◆ Exercise brief
Starting with the first line of the listing, quote each line exactly until and including the one with "anchor=#2] (#1) at", leaving pictures out.

◆ Raw data
+++

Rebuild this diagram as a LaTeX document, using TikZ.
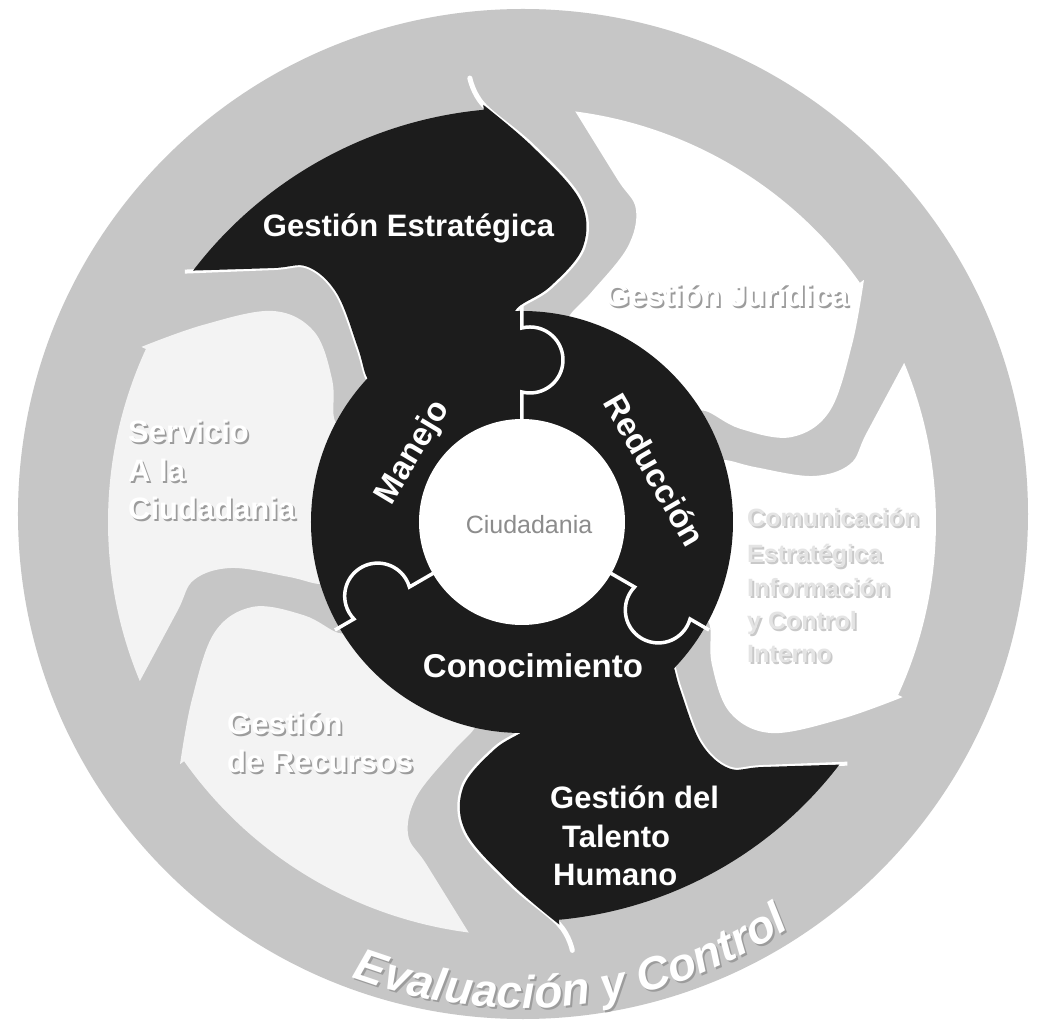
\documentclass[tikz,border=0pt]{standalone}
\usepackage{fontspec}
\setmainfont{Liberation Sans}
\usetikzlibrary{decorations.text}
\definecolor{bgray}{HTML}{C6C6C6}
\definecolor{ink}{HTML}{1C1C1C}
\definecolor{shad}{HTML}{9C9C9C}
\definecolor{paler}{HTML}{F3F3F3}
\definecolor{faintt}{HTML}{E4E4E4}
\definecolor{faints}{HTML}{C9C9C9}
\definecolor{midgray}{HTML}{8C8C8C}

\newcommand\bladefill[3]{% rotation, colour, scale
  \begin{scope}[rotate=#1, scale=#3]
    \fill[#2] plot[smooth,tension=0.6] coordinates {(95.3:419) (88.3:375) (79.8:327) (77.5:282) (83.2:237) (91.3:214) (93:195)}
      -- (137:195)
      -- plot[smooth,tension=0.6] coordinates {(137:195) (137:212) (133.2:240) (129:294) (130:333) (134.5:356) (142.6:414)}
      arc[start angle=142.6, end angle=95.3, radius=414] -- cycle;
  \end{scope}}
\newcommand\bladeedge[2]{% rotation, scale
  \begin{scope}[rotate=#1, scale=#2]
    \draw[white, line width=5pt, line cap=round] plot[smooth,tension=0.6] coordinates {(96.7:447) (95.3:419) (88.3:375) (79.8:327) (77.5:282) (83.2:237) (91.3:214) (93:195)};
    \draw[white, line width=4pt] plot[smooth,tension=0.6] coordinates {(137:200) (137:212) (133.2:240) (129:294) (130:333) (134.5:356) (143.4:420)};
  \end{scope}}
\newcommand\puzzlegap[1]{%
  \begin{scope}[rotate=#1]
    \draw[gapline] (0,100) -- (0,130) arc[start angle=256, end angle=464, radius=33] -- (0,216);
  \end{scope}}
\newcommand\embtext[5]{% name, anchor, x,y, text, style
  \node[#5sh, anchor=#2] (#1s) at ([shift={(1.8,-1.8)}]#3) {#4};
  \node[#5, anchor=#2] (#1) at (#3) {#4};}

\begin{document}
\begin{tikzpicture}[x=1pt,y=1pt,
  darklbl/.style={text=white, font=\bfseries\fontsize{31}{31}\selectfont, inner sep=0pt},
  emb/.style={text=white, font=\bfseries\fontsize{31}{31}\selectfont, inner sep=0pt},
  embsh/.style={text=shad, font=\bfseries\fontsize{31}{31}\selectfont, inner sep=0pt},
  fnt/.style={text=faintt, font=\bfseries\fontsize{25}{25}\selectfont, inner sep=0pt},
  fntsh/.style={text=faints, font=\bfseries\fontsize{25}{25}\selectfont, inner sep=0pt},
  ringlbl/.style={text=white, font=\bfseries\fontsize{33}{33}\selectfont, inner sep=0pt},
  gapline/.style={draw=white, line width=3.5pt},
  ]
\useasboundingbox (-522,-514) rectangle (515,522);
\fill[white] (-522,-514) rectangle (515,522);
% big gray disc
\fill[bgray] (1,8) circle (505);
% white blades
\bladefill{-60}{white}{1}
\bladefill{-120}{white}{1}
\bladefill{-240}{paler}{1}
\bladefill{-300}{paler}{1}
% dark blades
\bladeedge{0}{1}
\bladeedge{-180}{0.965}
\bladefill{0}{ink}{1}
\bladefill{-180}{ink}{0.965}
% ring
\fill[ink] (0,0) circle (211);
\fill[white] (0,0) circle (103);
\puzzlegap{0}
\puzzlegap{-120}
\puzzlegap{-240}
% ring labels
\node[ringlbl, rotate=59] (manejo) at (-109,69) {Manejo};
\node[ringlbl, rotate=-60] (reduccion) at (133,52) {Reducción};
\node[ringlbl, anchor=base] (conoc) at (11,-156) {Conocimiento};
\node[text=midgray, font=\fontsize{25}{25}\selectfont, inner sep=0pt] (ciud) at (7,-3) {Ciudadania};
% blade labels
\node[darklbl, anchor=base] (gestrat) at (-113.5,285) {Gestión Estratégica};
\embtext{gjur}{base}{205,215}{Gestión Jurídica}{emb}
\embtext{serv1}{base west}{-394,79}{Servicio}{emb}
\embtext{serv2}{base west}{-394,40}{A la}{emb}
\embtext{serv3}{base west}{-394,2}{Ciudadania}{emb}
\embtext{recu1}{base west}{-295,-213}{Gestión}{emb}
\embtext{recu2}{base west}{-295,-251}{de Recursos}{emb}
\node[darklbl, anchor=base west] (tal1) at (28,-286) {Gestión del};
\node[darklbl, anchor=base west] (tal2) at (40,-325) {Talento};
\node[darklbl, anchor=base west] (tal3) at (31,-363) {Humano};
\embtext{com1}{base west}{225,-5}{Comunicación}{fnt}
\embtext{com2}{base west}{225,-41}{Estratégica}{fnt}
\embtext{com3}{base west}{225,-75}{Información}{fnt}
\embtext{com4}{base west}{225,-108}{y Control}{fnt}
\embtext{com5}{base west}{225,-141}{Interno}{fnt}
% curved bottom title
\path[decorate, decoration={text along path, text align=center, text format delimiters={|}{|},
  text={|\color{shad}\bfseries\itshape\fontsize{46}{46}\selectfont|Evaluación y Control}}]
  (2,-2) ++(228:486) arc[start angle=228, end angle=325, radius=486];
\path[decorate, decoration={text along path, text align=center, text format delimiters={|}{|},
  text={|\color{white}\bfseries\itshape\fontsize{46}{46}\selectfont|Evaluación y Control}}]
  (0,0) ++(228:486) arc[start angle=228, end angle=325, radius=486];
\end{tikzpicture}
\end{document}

+++

◆ Result
Rebuild this diagram as a LaTeX document, using TikZ.
\documentclass[tikz,border=0pt]{standalone}
\usepackage{fontspec}
\setmainfont{Liberation Sans}
\usetikzlibrary{decorations.text}
\definecolor{bgray}{HTML}{C6C6C6}
\definecolor{ink}{HTML}{1C1C1C}
\definecolor{shad}{HTML}{9C9C9C}
\definecolor{paler}{HTML}{F3F3F3}
\definecolor{faintt}{HTML}{E4E4E4}
\definecolor{faints}{HTML}{C9C9C9}
\definecolor{midgray}{HTML}{8C8C8C}

\newcommand\bladefill[3]{% rotation, colour, scale
  \begin{scope}[rotate=#1, scale=#3]
    \fill[#2] plot[smooth,tension=0.6] coordinates {(95.3:419) (88.3:375) (79.8:327) (77.5:282) (83.2:237) (91.3:214) (93:195)}
      -- (137:195)
      -- plot[smooth,tension=0.6] coordinates {(137:195) (137:212) (133.2:240) (129:294) (130:333) (134.5:356) (142.6:414)}
      arc[start angle=142.6, end angle=95.3, radius=414] -- cycle;
  \end{scope}}
\newcommand\bladeedge[2]{% rotation, scale
  \begin{scope}[rotate=#1, scale=#2]
    \draw[white, line width=5pt, line cap=round] plot[smooth,tension=0.6] coordinates {(96.7:447) (95.3:419) (88.3:375) (79.8:327) (77.5:282) (83.2:237) (91.3:214) (93:195)};
    \draw[white, line width=4pt] plot[smooth,tension=0.6] coordinates {(137:200) (137:212) (133.2:240) (129:294) (130:333) (134.5:356) (143.4:420)};
  \end{scope}}
\newcommand\puzzlegap[1]{%
  \begin{scope}[rotate=#1]
    \draw[gapline] (0,100) -- (0,130) arc[start angle=256, end angle=464, radius=33] -- (0,216);
  \end{scope}}
\newcommand\embtext[5]{% name, anchor, x,y, text, style
  \node[#5sh, anchor=#2] (#1s) at ([shift={(1.8,-1.8)}]#3) {#4};
  \node[#5, anchor=#2] (#1) at (#3) {#4};}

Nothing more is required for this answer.